Les Miserables Producers Look to Bolster Franco-Quebecois Ties With Three Times Nothing (EXCLUSIVE)
After claiming four César awards, including best picture, and a Cannes jury prize with 2019’s “Les Misérables,” and co-producing last year’s Venice winner “Happening,” rising producers Toufik Ayadi and Christophe Barral have set for themselves, and for their follow-up feature, an altogether different task: Paving a new path for Quebecois talent into the French mainstream.
Co-written and directed by Nadège Loiseau (“A Bun in the Oven”), produced by Ayadi and Barral through their Srab Films banner in partnership with France 2 Cinema and Canada’s Possibles Media, and with France’s Le Pacte handling international sales, the upcoming feature “Three Times Nothing” shares much in common with traditional Gallic fare as it plucks a popular comedic star into a socially-minded story about three homeless men and a winning lottery ticket.
But the project stands apart in at a few major ways: Said star is Antoine Bertrand, one of the contemporary Quebecois cinema’s most reliable box-office draws who remains a relative unknown on the other side of the pond. And as the product of an industry that often mines difference for comedy, the film’s choice to downplay the lead’s background and accent feels all the more uncommon.

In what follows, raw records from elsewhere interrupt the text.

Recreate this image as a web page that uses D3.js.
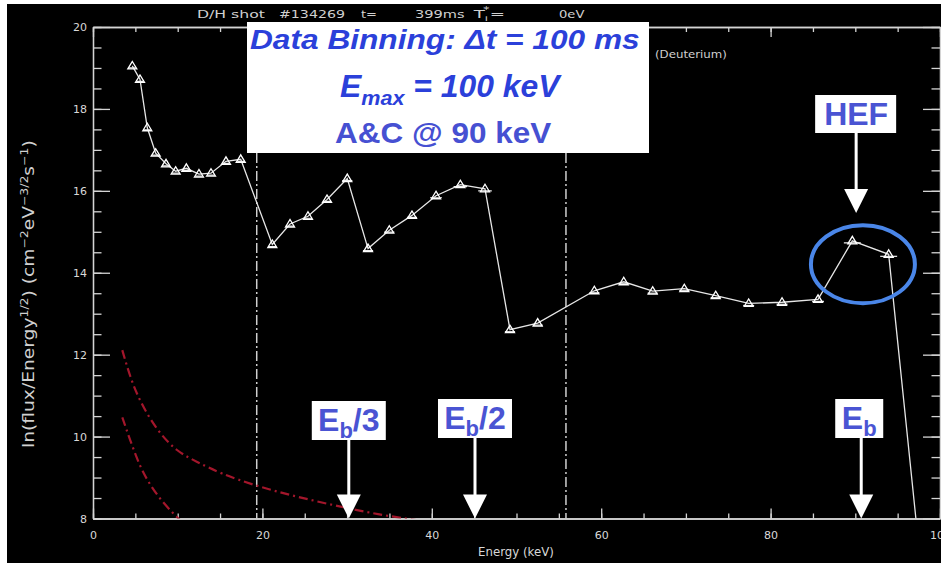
<!DOCTYPE html>
<html>
<head>
<meta charset="utf-8">
<script src="https://cdn.jsdelivr.net/npm/d3@7"></script>
<style>
  html, body { margin: 0; padding: 0; background: #fff; }
  svg { display: block; }
</style>
</head>
<body>
<svg id="chart" width="941" height="569"></svg>
<script>
// Measured spectrum: bin energy (keV), ln(flux/E^1/2) and half bin width (keV)
const energy = [4.64, 5.55, 6.41, 7.40, 8.62, 9.76, 11.02, 12.51, 13.93, 15.70, 17.44,
  21.17, 23.26, 25.38, 27.63, 30.02, 32.47, 34.98, 37.66, 40.50, 43.37, 46.28,
  49.23, 52.50, 59.19, 62.66, 66.08, 69.81, 73.52, 77.41, 81.35, 85.60, 89.65, 93.94, 97.9];
const lnFlux = [19.05, 18.72, 17.54, 16.92, 16.66, 16.48, 16.55, 16.41, 16.43, 16.72, 16.77,
  14.69, 15.19, 15.38, 15.79, 16.30, 14.59, 15.04, 15.40, 15.88, 16.15, 16.05,
  12.61, 12.77, 13.56, 13.78, 13.55, 13.61, 13.44, 13.25, 13.28, 13.35, 14.78, 14.45, 6.5];
const energyErr = [0.4, 0.4, 0.4, 0.4, 0.4, 0.4, 0.4, 0.4, 0.4, 0.4, 0.4,
  0.5, 0.5, 0.5, 0.5, 0.6, 0.6, 0.6, 0.6, 0.7, 0.8, 0.8,
  0.6, 0.6, 0.6, 0.7, 0.6, 0.6, 0.6, 0.65, 0.65, 0.7, 1.0, 1.0, 0];

// Model curves (dash-dot, dark red)
const fitUpperE = [3.46, 4.37, 5.55, 7.52, 9.88, 12.24, 14.99, 19.33, 24.05, 29.16, 33.88, 38.22];
const fitUpperV = [12.11, 11.46, 10.85, 10.16, 9.63, 9.39, 9.10, 8.79, 8.53, 8.29, 8.09, 7.96];
const fitLowerE = [3.46, 4.37, 5.55, 6.73, 8.30, 10.27];
const fitLowerV = [10.47, 9.92, 9.26, 8.82, 8.37, 7.96];

// Vertical dash-dot markers (keV)
const markerLines = [19.33, 55.84];

// Axis ticks
const xMajor = [0, 20, 40, 60, 80, 100];
const xMinor = d3.range(0, 101, 5);
const yMajor = [8, 10, 12, 14, 16, 18, 20];
const yMinor = d3.range(8, 20.01, 0.5);

// Beam energy annotations
const beamLabels = ["/3", "/2", ""];
const beamEnergy = [30.2, 45.1, 90.7];
const hefEnergy = 90.1;
const hefCentre = [90.9, 14.21];

const svg = d3.select("#chart");
const W = 941, H = 569;

svg.append("rect").attr("width", W).attr("height", H).attr("fill", "#fff");
svg.append("rect").attr("x", 7).attr("y", 4).attr("width", W - 7).attr("height", 559).attr("fill", "#000");

const x = d3.scaleLinear().domain([0, 100]).range([93, 940]);
const y = d3.scaleLinear().domain([8, 20]).range([518.5, 27]);

const axisColor = "#d4d4d4";
const tickFont = "DejaVu Sans, sans-serif";

svg.append("defs").append("clipPath").attr("id", "plotClip")
  .append("rect").attr("x", x(0)).attr("y", y(20)).attr("width", x(100) - x(0)).attr("height", y(8) - y(20));

function styleAxis(g) {
  g.selectAll("path, line").attr("stroke", axisColor).attr("stroke-width", 1.3);
  g.selectAll("text").attr("fill", "#d8d8d8").attr("font-family", tickFont).attr("font-size", 11);
}

// Axes: majors with labels, minors as shorter inward ticks
svg.append("g").attr("transform", `translate(0,${y(8)})`)
  .call(d3.axisBottom(x).tickValues(xMinor).tickSize(-5).tickSizeOuter(0).tickFormat(""))
  .call(styleAxis);
svg.append("g").attr("transform", `translate(0,${y(8)})`)
  .call(d3.axisBottom(x).tickValues(xMajor).tickSize(-10).tickSizeOuter(0).tickPadding(13).tickFormat(d3.format("d")))
  .call(styleAxis);
svg.append("g").attr("transform", `translate(0,${y(20)})`)
  .call(d3.axisTop(x).tickValues(xMinor).tickSize(-5).tickSizeOuter(0).tickFormat(""))
  .call(styleAxis);
svg.append("g").attr("transform", `translate(0,${y(20)})`)
  .call(d3.axisTop(x).tickValues(xMajor).tickSize(-10).tickSizeOuter(0).tickFormat(""))
  .call(styleAxis);
svg.append("g").attr("transform", `translate(${x(0)},0)`)
  .call(d3.axisLeft(y).tickValues(yMinor).tickSize(-8.5).tickSizeOuter(0).tickFormat(""))
  .call(styleAxis);
svg.append("g").attr("transform", `translate(${x(0)},0)`)
  .call(d3.axisLeft(y).tickValues(yMajor).tickSize(-17).tickSizeOuter(0).tickPadding(6).tickFormat(d3.format("d")))
  .call(styleAxis);
svg.append("g").attr("transform", `translate(${x(100)},0)`)
  .call(d3.axisRight(y).tickValues(yMinor).tickSize(-8.5).tickSizeOuter(0).tickFormat(""))
  .call(styleAxis);
svg.append("g").attr("transform", `translate(${x(100)},0)`)
  .call(d3.axisRight(y).tickValues(yMajor).tickSize(-17).tickSizeOuter(0).tickFormat(""))
  .call(styleAxis);

// Stretch a text element horizontally to a given width, starting at x0
function fitWidth(t, x0, width) {
  const b = t.node().getBBox();
  const k = width / b.width;
  t.attr("transform", `translate(${x0},0) scale(${k},1) translate(${-b.x},0)`);
}

// Axis titles
const xt = svg.append("text").attr("y", 556).attr("fill", "#d8d8d8")
  .attr("font-family", tickFont).attr("font-size", 11.5).text("Energy (keV)");
fitWidth(xt, 478, 76);

const ylab = svg.append("g").attr("transform", "translate(34,294) rotate(-90)");
const yt = ylab.append("text").attr("fill", "#d0d0d0").attr("font-family", tickFont)
  .attr("font-size", 15);
yt.append("tspan").text("ln(flux/Energy");
yt.append("tspan").attr("font-size", 10).attr("dy", -6).text("1/2");
yt.append("tspan").attr("dy", 6).text(")  (cm");
yt.append("tspan").attr("font-size", 10).attr("dy", -6).text("−2");
yt.append("tspan").attr("dy", 6).text("eV");
yt.append("tspan").attr("font-size", 10).attr("dy", -6).text("−3/2");
yt.append("tspan").attr("dy", 6).text("s");
yt.append("tspan").attr("font-size", 10).attr("dy", -6).text("−1");
yt.append("tspan").attr("dy", 6).text(")");
fitWidth(yt, -154, 308);

// Header line
const header = [["D/H shot", 197, 69], ["#134269", 279, 66], ["t=", 361, 16], ["399ms", 415, 50], ["0eV", 559, 26]];
header.forEach(([s, x0, w]) => {
  const t = svg.append("text").attr("y", 18.5).attr("fill", "#d0d0d0")
    .attr("font-family", tickFont).attr("font-size", 11).text(s);
  fitWidth(t, x0, w);
});
const ti = svg.append("text").attr("y", 18.5).attr("fill", "#d0d0d0")
  .attr("font-family", tickFont).attr("font-size", 11);
ti.append("tspan").text("T");
ti.append("tspan").attr("font-size", 7).attr("dy", 3).text("i");
ti.append("tspan").attr("font-size", 8).attr("dy", -8).attr("dx", -3).text("*");
ti.append("tspan").attr("dy", 5).text("=");
fitWidth(ti, 472, 33);

const deut = svg.append("text").attr("y", 58).attr("fill", "#d0d0d0")
  .attr("font-family", tickFont).attr("font-size", 11).text("(Deuterium)");
fitWidth(deut, 655, 72);

const plot = svg.append("g").attr("clip-path", "url(#plotClip)");

// Vertical dash-dot lines
plot.selectAll("line.mark").data(markerLines).join("line")
  .attr("x1", d => x(d)).attr("x2", d => x(d))
  .attr("y1", y(20)).attr("y2", y(8))
  .attr("stroke", "#cfcfcf").attr("stroke-width", 1.5)
  .attr("stroke-dasharray", "10,3,2,3");

// Model curves
const curve = d3.line().x(d => x(d[0])).y(d => y(d[1])).curve(d3.curveBasis);
[[fitUpperE, fitUpperV], [fitLowerE, fitLowerV]].forEach(([es, vs]) => {
  plot.append("path").datum(es.map((e, i) => [e, vs[i]]))
    .attr("d", curve).attr("fill", "none")
    .attr("stroke", "#a3162b").attr("stroke-width", 2.2)
    .attr("stroke-dasharray", "9,4,2,4");
});

// Spectrum line, bin-width bars and triangle markers
const pts = energy.map((e, i) => ({ e, v: lnFlux[i], err: energyErr[i] }));
plot.append("path").datum(pts)
  .attr("d", d3.line().x(d => x(d.e)).y(d => y(d.v)))
  .attr("fill", "none").attr("stroke", "#e6e6e6").attr("stroke-width", 1.3);
plot.selectAll("line.err").data(pts).join("line")
  .attr("x1", d => x(d.e - d.err)).attr("x2", d => x(d.e + d.err))
  .attr("y1", d => y(d.v) + 2).attr("y2", d => y(d.v) + 2)
  .attr("stroke", "#f0f0f0").attr("stroke-width", 1.2);
plot.selectAll("path.tri").data(pts).join("path")
  .attr("d", d => {
    const cx = x(d.e), cy = y(d.v);
    return `M${cx - 4.5},${cy + 3}L${cx},${cy - 4.5}L${cx + 4.5},${cy + 3}Z`;
  })
  .attr("fill", "none").attr("stroke", "#fff").attr("stroke-width", 1.3);

// HEF highlight ellipse
svg.append("ellipse")
  .attr("cx", x(hefCentre[0])).attr("cy", y(hefCentre[1]))
  .attr("rx", 52).attr("ry", 39)
  .attr("fill", "none").attr("stroke", "#4a86e8").attr("stroke-width", 4);

// Arrow helper: shaft from y0 to the head, tip at y1
function arrow(cx, y0, y1) {
  svg.append("line").attr("x1", cx).attr("x2", cx).attr("y1", y0).attr("y2", y1 - 22)
    .attr("stroke", "#fff").attr("stroke-width", 3);
  svg.append("path").attr("d", `M${cx - 12},${y1 - 24}L${cx + 12},${y1 - 24}L${cx},${y1}Z`)
    .attr("fill", "#fff");
}

const labelBlue = "#4a54d3";

// Beam-energy boxes and arrows
const boxW = [74, 74, 48];
const boxY = [401, 399, 399];
beamEnergy.forEach((e, i) => {
  const cx = x(e);
  const bx = cx - boxW[i] / 2 - (i === 2 ? 2 : 0);
  svg.append("rect").attr("x", bx).attr("y", boxY[i]).attr("width", boxW[i]).attr("height", 39).attr("fill", "#fff");
  const t = svg.append("text").attr("x", bx + boxW[i] / 2).attr("y", boxY[i] + 30)
    .attr("text-anchor", "middle").attr("fill", labelBlue)
    .attr("font-family", "Liberation Sans, Arial, sans-serif").attr("font-weight", "bold").attr("font-size", 32);
  t.append("tspan").text("E");
  t.append("tspan").attr("font-size", 22).attr("dy", 7).text("b");
  if (beamLabels[i]) t.append("tspan").attr("dy", -7).text(beamLabels[i]);
  arrow(cx, boxY[i] + 39, y(8));
});

// HEF box and arrow
const hx = x(hefEnergy);
svg.append("rect").attr("x", hx - 41).attr("y", 95).attr("width", 81).attr("height", 38).attr("fill", "#fff");
svg.append("text").attr("x", hx).attr("y", 125).attr("text-anchor", "middle")
  .attr("fill", labelBlue).attr("font-family", "Liberation Sans, Arial, sans-serif")
  .attr("font-weight", "bold").attr("font-size", 32).text("HEF");
arrow(hx, 133, 213);

// Settings box
svg.append("rect").attr("x", 247).attr("y", 22).attr("width", 402).attr("height", 131).attr("fill", "#fff");
const f = "Liberation Sans, Arial, sans-serif";
const l1 = svg.append("text").attr("y", 49).attr("fill", "#2b40da").attr("font-family", f)
  .attr("font-weight", "bold").attr("font-style", "italic").attr("font-size", 27)
  .text("Data Binning: Δt = 100 ms");
fitWidth(l1, 250, 390);
const l2 = svg.append("text").attr("y", 97).attr("fill", "#2b40da").attr("font-family", f)
  .attr("font-weight", "bold").attr("font-style", "italic").attr("font-size", 31);
l2.append("tspan").text("E");
l2.append("tspan").attr("font-size", 21).attr("dy", 8).text("max");
l2.append("tspan").attr("dy", -8).text(" = 100 keV");
fitWidth(l2, 340, 222);
const l3 = svg.append("text").attr("y", 143).attr("fill", "#4650d2").attr("font-family", f)
  .attr("font-weight", "bold").attr("font-size", 29).text("A&C @ 90 keV");
fitWidth(l3, 335, 217);
</script>
</body>
</html>
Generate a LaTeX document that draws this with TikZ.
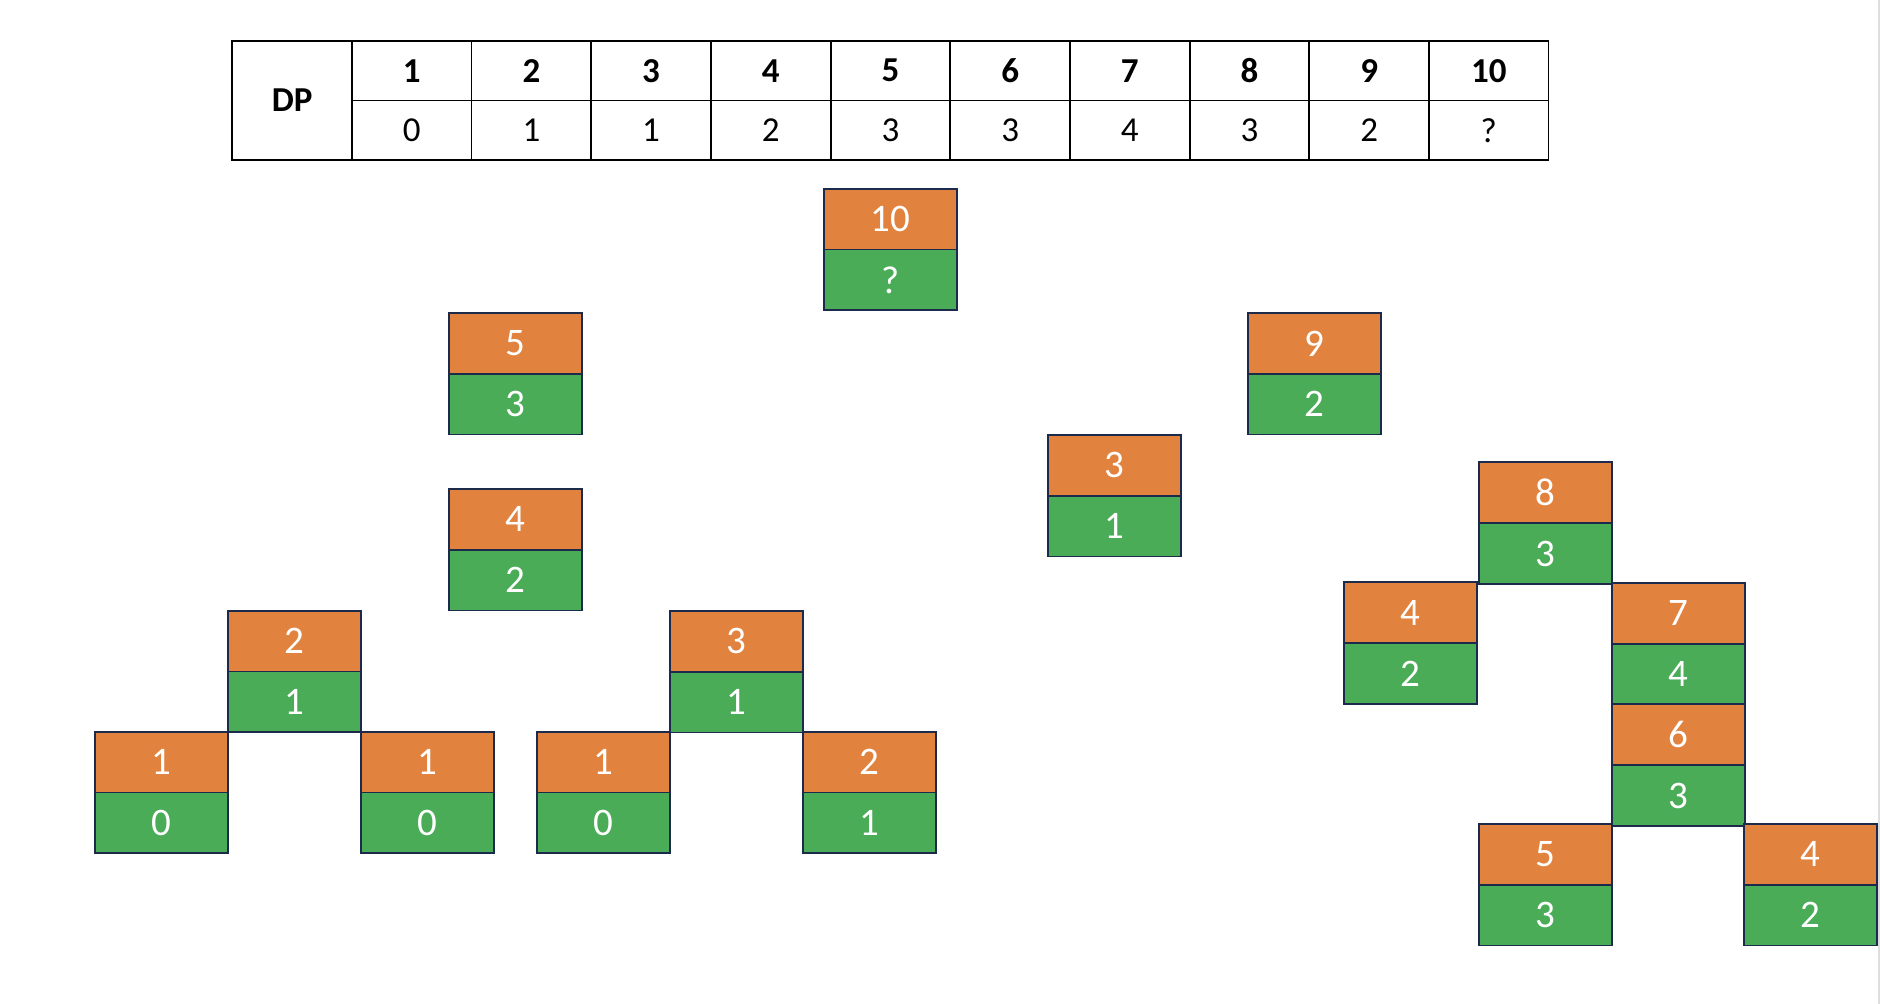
\documentclass[tikz,border=0pt]{standalone}
\usepackage{fontspec}
\setmainfont{Carlito}
\usetikzlibrary{positioning}
\definecolor{idxorange}{HTML}{E1833F}
\definecolor{valgreen}{HTML}{4AAC57}
\definecolor{boxline}{HTML}{1C2B4B}

\begin{document}
\begin{tikzpicture}[
  x=0.5pt,y=-0.5pt,
  cell/.style={draw=black,line width=0.85pt,minimum width=59.8pt,minimum height=29.75pt,inner sep=0pt,outer sep=0pt,font=\fontsize{17.5}{19}\selectfont},
  head/.style={cell,font=\fontsize{17.5}{19}\selectfont\bfseries},
  idx/.style={draw=boxline,line width=0.85pt,fill=idxorange,text=white,minimum width=66.5pt,minimum height=30.4pt,inner sep=0pt,outer sep=0pt,font=\fontsize{19.5}{22}\selectfont},
  val/.style={idx,fill=valgreen}
]
\useasboundingbox (0,0) rectangle (1880,1004);
\draw[black!13,line width=0.6pt] (1879,0) -- (1879,1004);

% DP table
\node[head,minimum height=59.5pt] (dp) at (292.1,100.4) {DP};
\foreach \i/\v in {1/0,2/1,3/1,4/2,5/3,6/3,7/4,8/3,9/2,10/?}{
  \node[head] (h\i) at ({292.1+119.67*\i},70.7) {\i};
  \node[cell] (v\i) at ({292.1+119.67*\i},130.2) {\v};
}

% recursion boxes: index on top, value below
\foreach \n/\x/\y/\i/\v in {
  a/823.7/188.7/10/?, b/449/313/5/3, c/1248/313/9/2,
  d/449/489/4/2, e/1047.7/435/3/1, f/1479/462.3/8/3,
  g/227.7/610.7/2/1, h/670/611/3/1, k/1344/582.3/4/2,
  l/1612/583/7/4, m/1612/704.3/6/3,
  n/95/731.7/1/0, o/361/731.7/1/0, p/536.7/731.7/1/0, q/802.7/731.7/2/1,
  r/1478.7/824/5/3, s/1744/824/4/2}{
  \node[idx,anchor=north west] (i\n) at (\x,\y) {\i};
  \node[val,below=0pt of i\n] (v\n) {\v};
}
\end{tikzpicture}
\end{document}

“If we build on the principle that people are better traveled now, that immigration encompasses more than just [a narrow strata of stories], then why can’t you build a story around someone from a different country,” Ayadi tells Variety. “That’s not what the film is about; it’s not a [fish out of water story]. A film can be about more than the character’s background.”
“We want to introduce the French public to an actor we adore,” adds Barral. “We’re not the only ones who love him, but we’re the first to shoot with him here.”
Bertrand played a supporting role in Loiseau’s previous film, “A Bun in the Oven” (co-produced by Srab Films), but the actor is best known for turns in hometown smashes like “Starbuck” and “Compulsive Liar.” If both titles set Quebec box-office records, such success hasn’t always translated worldwide. While “Starbuck” did make inroads in France – grossing just under $2.7 million in 2012 – “Compulsive Liar” was never picked up for release.
Both films, however, inspired French (and in the case of “Starbuck,” American and Indian) remakes. “Fonzy,” the French take on “Starbuck” came out in 2013, while the Gaumont-produced, Olivier Baroux-directed spin on “Compulsive Liar” – whose original version now stands at the 13th highest grossing Quebecois film of all time – is due out later this year.
Indeed, there exists a certain imbalance between the two poles. As France and Quebec share profound social and economic ties, when it comes to popular culture, the wind mostly blows in one direction. While festival-approved auteurs like Denys Arcand, Xavier Dolan and Denis Villeneuve have built fanbases in France, many of their colleagues from the more commercial end of the spectrum have not always found similar success. When performing in French productions, crossover Quebecois stars have often assumed the local accent as well.
“What does an accent matter?” asks Ayadi. “We want to show that we can have films that reflect French society led by actors from other countries, and vice versa.”
“It’s strange that so few Quebecois films are released in France,” he continues. “We often have to wait for the big Quebecois breakout [every few years] – and for someone to decide what that would be. We need to build more bridges between the French and Quebecois industries. We need to more naturally work Quebecois films into the French landscape.”